• Data section

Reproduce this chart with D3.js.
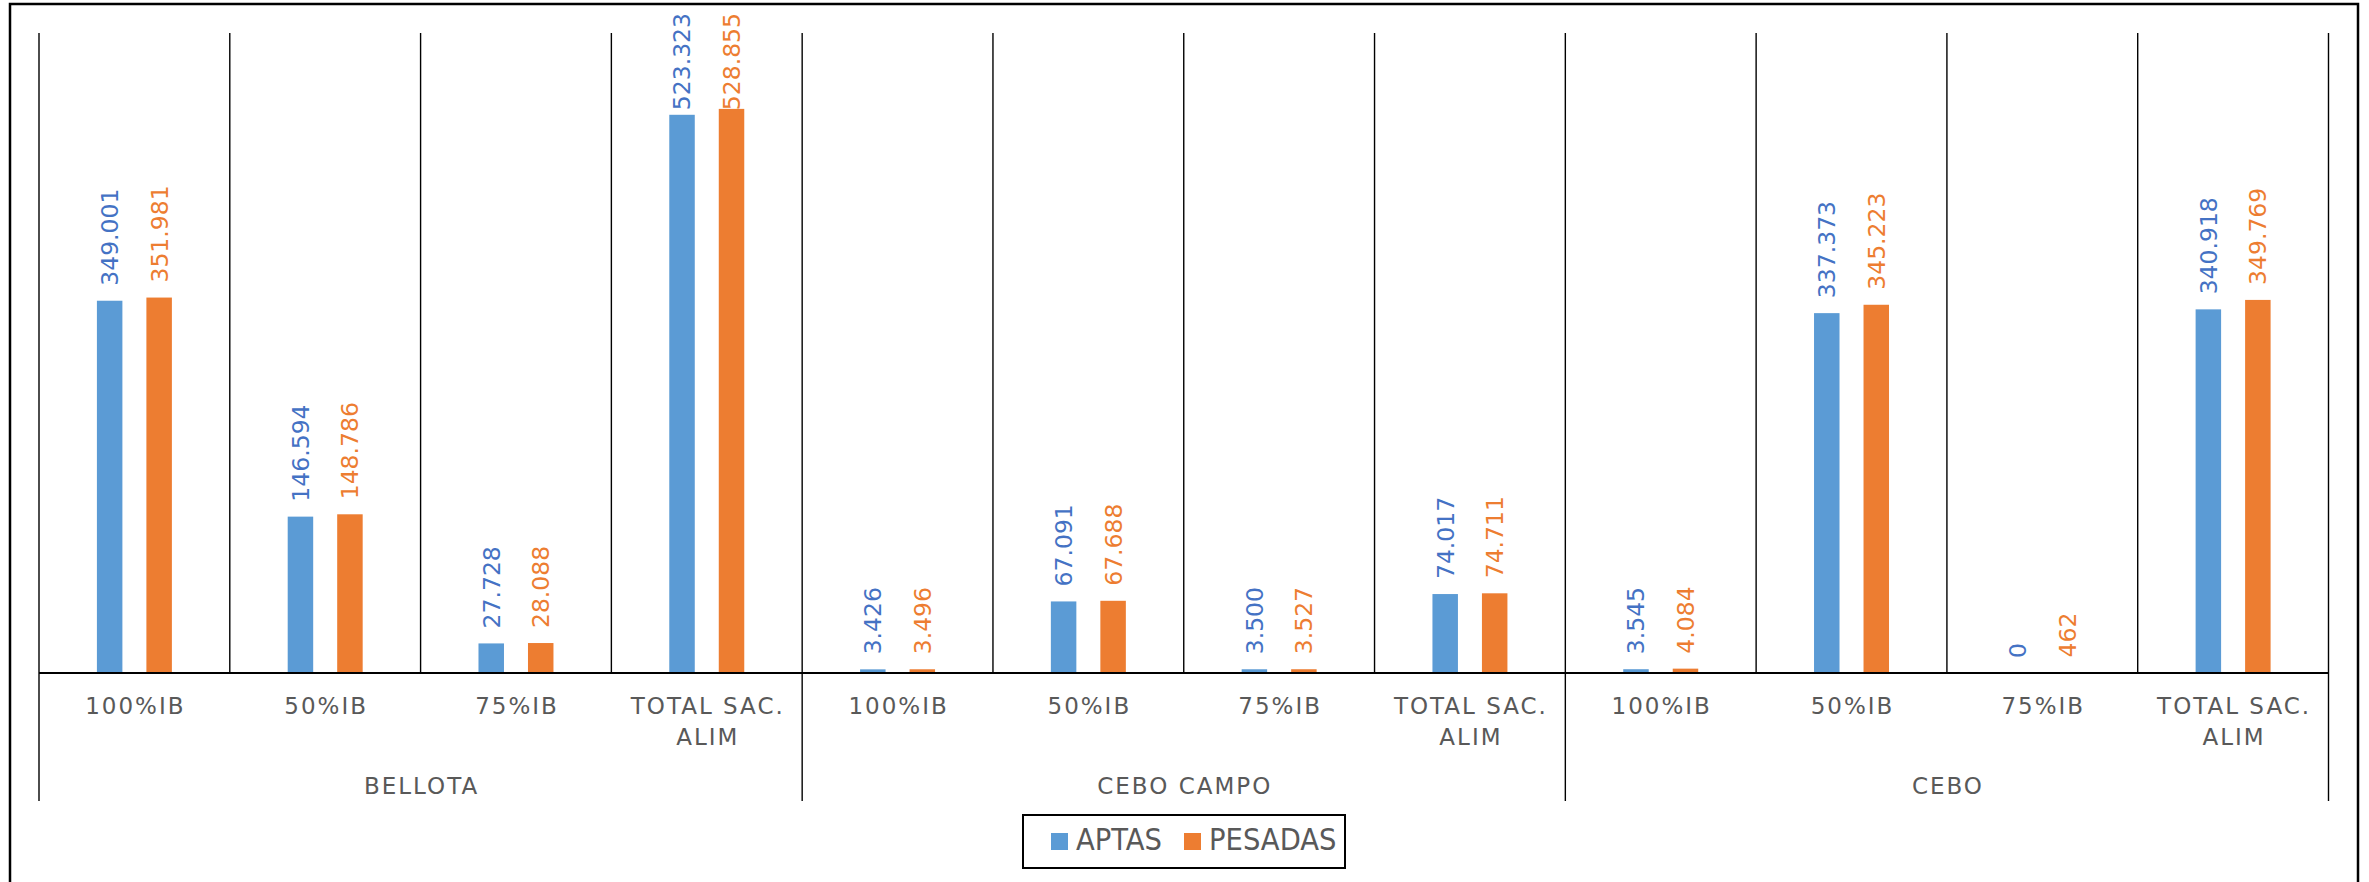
<!DOCTYPE html>
<html>
<head>
<meta charset="utf-8">
<script src="https://cdn.jsdelivr.net/npm/d3@7"></script>
<style>
  html, body { margin: 0; padding: 0; background: #fff; }
  svg { display: block; }
</style>
</head>
<body>
<svg id="chart" width="2369" height="882"></svg>
<script>
// ---- Data ----
const groups = ["BELLOTA", "CEBO CAMPO", "CEBO"];
const categories = ["100%IB", "50%IB", "75%IB", "TOTAL SAC.\nALIM"];
const seriesNames = ["APTAS", "PESADAS"];
const aptas = [349001, 146594, 27728, 523323, 3426, 67091, 3500, 74017, 3545, 337373, 0, 340918];
const pesadas = [351981, 148786, 28088, 528855, 3496, 67688, 3527, 74711, 4084, 345223, 462, 349769];
const yDomain = [0, 600000];

// ---- Styles ----
const barColors = ["#5B9BD5", "#ED7D31"];
const labelColors = ["#4472C4", "#ED7D31"];
const textGray = "#595959";

const W = 2369, H = 882;
const plot = { left: 39, right: 2328.5, top: 33, bottom: 673 };

const svg = d3.select("#chart");
const locale = d3.formatLocale({ decimal: ",", thousands: ".", grouping: [3], currency: ["", "€"] });
const fmt = locale.format(",d");

// rows
const rows = [];
groups.forEach((g, gi) => categories.forEach((c, ci) => {
  const i = gi * categories.length + ci;
  rows.push({ key: g + "|" + ci, group: g, cat: c, values: [aptas[i], pesadas[i]] });
}));

const x0 = d3.scaleBand().domain(rows.map(d => d.key)).range([plot.left, plot.right]).padding(0);
const x1 = d3.scaleBand().domain(seriesNames).range([0, x0.bandwidth()]).paddingInner(0.485).paddingOuter(1.17);
const y = d3.scaleLinear().domain(yDomain).range([plot.bottom, plot.top]);

// outer border
svg.append("rect").attr("x", 10).attr("y", 4).attr("width", 2348).attr("height", 900)
  .attr("fill", "none").attr("stroke", "#000").attr("stroke-width", 2.5);

// vertical separators inside plot
const bounds = rows.map(d => x0(d.key)).concat([plot.right]);
svg.append("g").selectAll("line").data(bounds).join("line")
  .attr("x1", d => d).attr("x2", d => d)
  .attr("y1", plot.top).attr("y2", plot.bottom)
  .attr("stroke", "#000").attr("stroke-width", 1.4);

// group separators below axis
const gBounds = groups.map((g, gi) => x0(rows[gi * categories.length].key)).concat([plot.right]);
svg.append("g").selectAll("line").data(gBounds).join("line")
  .attr("x1", d => d).attr("x2", d => d)
  .attr("y1", plot.bottom).attr("y2", 801)
  .attr("stroke", "#000").attr("stroke-width", 1.4);

// bars
const barG = svg.append("g");
rows.forEach(r => {
  seriesNames.forEach((s, si) => {
    barG.append("rect")
      .attr("x", x0(r.key) + x1(s))
      .attr("y", y(r.values[si]))
      .attr("width", x1.bandwidth())
      .attr("height", y(0) - y(r.values[si]))
      .attr("fill", barColors[si]);
  });
});

// baseline axis
svg.append("line").attr("x1", plot.left).attr("x2", plot.right)
  .attr("y1", plot.bottom).attr("y2", plot.bottom)
  .attr("stroke", "#000").attr("stroke-width", 2.2);

// data labels
const labG = svg.append("g");
rows.forEach(r => {
  seriesNames.forEach((s, si) => {
    const cx = x0(r.key) + x1(s) + x1.bandwidth() / 2;
    const t = labG.append("text")
      .attr("font-family", "'DejaVu Sans', sans-serif")
      .attr("font-size", 23.5)
      .attr("fill", labelColors[si])
      .attr("text-anchor", "start")
      .attr("dy", "0.36em")
      .text(fmt(r.values[si]));
    const len = t.node().getComputedTextLength();
    let start = y(r.values[si]) - 15;
    if (start - len < 13) start = 13 + len;
    t.attr("transform", `translate(${cx},${start}) rotate(-90)`);
  });
});

// category labels
const catG = svg.append("g");
rows.forEach(r => {
  const cx = x0(r.key) + x0.bandwidth() / 2;
  const lines = r.cat.split("\n");
  const t = catG.append("text")
    .attr("font-family", "'DejaVu Sans', sans-serif")
    .attr("font-size", 23)
    .attr("letter-spacing", "2px")
    .attr("fill", textGray)
    .attr("text-anchor", "middle");
  lines.forEach((ln, li) => {
    t.append("tspan").attr("x", cx + 1).attr("y", 714 + li * 31).text(ln);
  });
});

// group labels
svg.append("g").selectAll("text").data(groups).join("text")
  .attr("x", (d, i) => (gBounds[i] + gBounds[i + 1]) / 2 + 1)
  .attr("y", 794)
  .attr("font-family", "'DejaVu Sans', sans-serif")
  .attr("font-size", 23)
  .attr("letter-spacing", "2px")
  .attr("fill", textGray)
  .attr("text-anchor", "middle")
  .text(d => d);

// legend
const lg = svg.append("g");
lg.append("rect").attr("x", 1023).attr("y", 815).attr("width", 322).attr("height", 53)
  .attr("fill", "#fff").attr("stroke", "#000").attr("stroke-width", 2);
const legX = [1051, 1184];
seriesNames.forEach((s, si) => {
  lg.append("rect").attr("x", legX[si]).attr("y", 833).attr("width", 17).attr("height", 17)
    .attr("fill", barColors[si]);
  lg.append("text").attr("x", legX[si] + 25).attr("y", 850)
    .attr("font-family", "'Liberation Sans Narrow', 'DejaVu Sans Condensed', 'Roboto Condensed', sans-serif")
    .attr("font-size", 30.5)
    .attr("fill", textGray)
    .text(s);
});
</script>
</body>
</html>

• Exercise directions
Copy the data word for word. Pictures do not go in the copy.

• Answer to this problem
Reproduce this chart with D3.js.
<!DOCTYPE html>
<html>
<head>
<meta charset="utf-8">
<script src="https://cdn.jsdelivr.net/npm/d3@7"></script>
<style>
  html, body { margin: 0; padding: 0; background: #fff; }
  svg { display: block; }
</style>
</head>
<body>
<svg id="chart" width="2369" height="882"></svg>
<script>
// ---- Data ----
const groups = ["BELLOTA", "CEBO CAMPO", "CEBO"];
const categories = ["100%IB", "50%IB", "75%IB", "TOTAL SAC.\nALIM"];
const seriesNames = ["APTAS", "PESADAS"];
const aptas = [349001, 146594, 27728, 523323, 3426, 67091, 3500, 74017, 3545, 337373, 0, 340918];
const pesadas = [351981, 148786, 28088, 528855, 3496, 67688, 3527, 74711, 4084, 345223, 462, 349769];
const yDomain = [0, 600000];

// ---- Styles ----
const barColors = ["#5B9BD5", "#ED7D31"];
const labelColors = ["#4472C4", "#ED7D31"];
const textGray = "#595959";

const W = 2369, H = 882;
const plot = { left: 39, right: 2328.5, top: 33, bottom: 673 };

const svg = d3.select("#chart");
const locale = d3.formatLocale({ decimal: ",", thousands: ".", grouping: [3], currency: ["", "€"] });
const fmt = locale.format(",d");

// rows
const rows = [];
groups.forEach((g, gi) => categories.forEach((c, ci) => {
  const i = gi * categories.length + ci;
  rows.push({ key: g + "|" + ci, group: g, cat: c, values: [aptas[i], pesadas[i]] });
}));

const x0 = d3.scaleBand().domain(rows.map(d => d.key)).range([plot.left, plot.right]).padding(0);
const x1 = d3.scaleBand().domain(seriesNames).range([0, x0.bandwidth()]).paddingInner(0.485).paddingOuter(1.17);
const y = d3.scaleLinear().domain(yDomain).range([plot.bottom, plot.top]);

// outer border
svg.append("rect").attr("x", 10).attr("y", 4).attr("width", 2348).attr("height", 900)
  .attr("fill", "none").attr("stroke", "#000").attr("stroke-width", 2.5);

// vertical separators inside plot
const bounds = rows.map(d => x0(d.key)).concat([plot.right]);
svg.append("g").selectAll("line").data(bounds).join("line")
  .attr("x1", d => d).attr("x2", d => d)
  .attr("y1", plot.top).attr("y2", plot.bottom)
  .attr("stroke", "#000").attr("stroke-width", 1.4);

// group separators below axis
const gBounds = groups.map((g, gi) => x0(rows[gi * categories.length].key)).concat([plot.right]);
svg.append("g").selectAll("line").data(gBounds).join("line")
  .attr("x1", d => d).attr("x2", d => d)
  .attr("y1", plot.bottom).attr("y2", 801)
  .attr("stroke", "#000").attr("stroke-width", 1.4);

// bars
const barG = svg.append("g");
rows.forEach(r => {
  seriesNames.forEach((s, si) => {
    barG.append("rect")
      .attr("x", x0(r.key) + x1(s))
      .attr("y", y(r.values[si]))
      .attr("width", x1.bandwidth())
      .attr("height", y(0) - y(r.values[si]))
      .attr("fill", barColors[si]);
  });
});

// baseline axis
svg.append("line").attr("x1", plot.left).attr("x2", plot.right)
  .attr("y1", plot.bottom).attr("y2", plot.bottom)
  .attr("stroke", "#000").attr("stroke-width", 2.2);

// data labels
const labG = svg.append("g");
rows.forEach(r => {
  seriesNames.forEach((s, si) => {
    const cx = x0(r.key) + x1(s) + x1.bandwidth() / 2;
    const t = labG.append("text")
      .attr("font-family", "'DejaVu Sans', sans-serif")
      .attr("font-size", 23.5)
      .attr("fill", labelColors[si])
      .attr("text-anchor", "start")
      .attr("dy", "0.36em")
      .text(fmt(r.values[si]));
    const len = t.node().getComputedTextLength();
    let start = y(r.values[si]) - 15;
    if (start - len < 13) start = 13 + len;
    t.attr("transform", `translate(${cx},${start}) rotate(-90)`);
  });
});

// category labels
const catG = svg.append("g");
rows.forEach(r => {
  const cx = x0(r.key) + x0.bandwidth() / 2;
  const lines = r.cat.split("\n");
  const t = catG.append("text")
    .attr("font-family", "'DejaVu Sans', sans-serif")
    .attr("font-size", 23)
    .attr("letter-spacing", "2px")
    .attr("fill", textGray)
    .attr("text-anchor", "middle");
  lines.forEach((ln, li) => {
    t.append("tspan").attr("x", cx + 1).attr("y", 714 + li * 31).text(ln);
  });
});

// group labels
svg.append("g").selectAll("text").data(groups).join("text")
  .attr("x", (d, i) => (gBounds[i] + gBounds[i + 1]) / 2 + 1)
  .attr("y", 794)
  .attr("font-family", "'DejaVu Sans', sans-serif")
  .attr("font-size", 23)
  .attr("letter-spacing", "2px")
  .attr("fill", textGray)
  .attr("text-anchor", "middle")
  .text(d => d);

// legend
const lg = svg.append("g");
lg.append("rect").attr("x", 1023).attr("y", 815).attr("width", 322).attr("height", 53)
  .attr("fill", "#fff").attr("stroke", "#000").attr("stroke-width", 2);
const legX = [1051, 1184];
seriesNames.forEach((s, si) => {
  lg.append("rect").attr("x", legX[si]).attr("y", 833).attr("width", 17).attr("height", 17)
    .attr("fill", barColors[si]);
  lg.append("text").attr("x", legX[si] + 25).attr("y", 850)
    .attr("font-family", "'Liberation Sans Narrow', 'DejaVu Sans Condensed', 'Roboto Condensed', sans-serif")
    .attr("font-size", 30.5)
    .attr("fill", textGray)
    .text(s);
});
</script>
</body>
</html>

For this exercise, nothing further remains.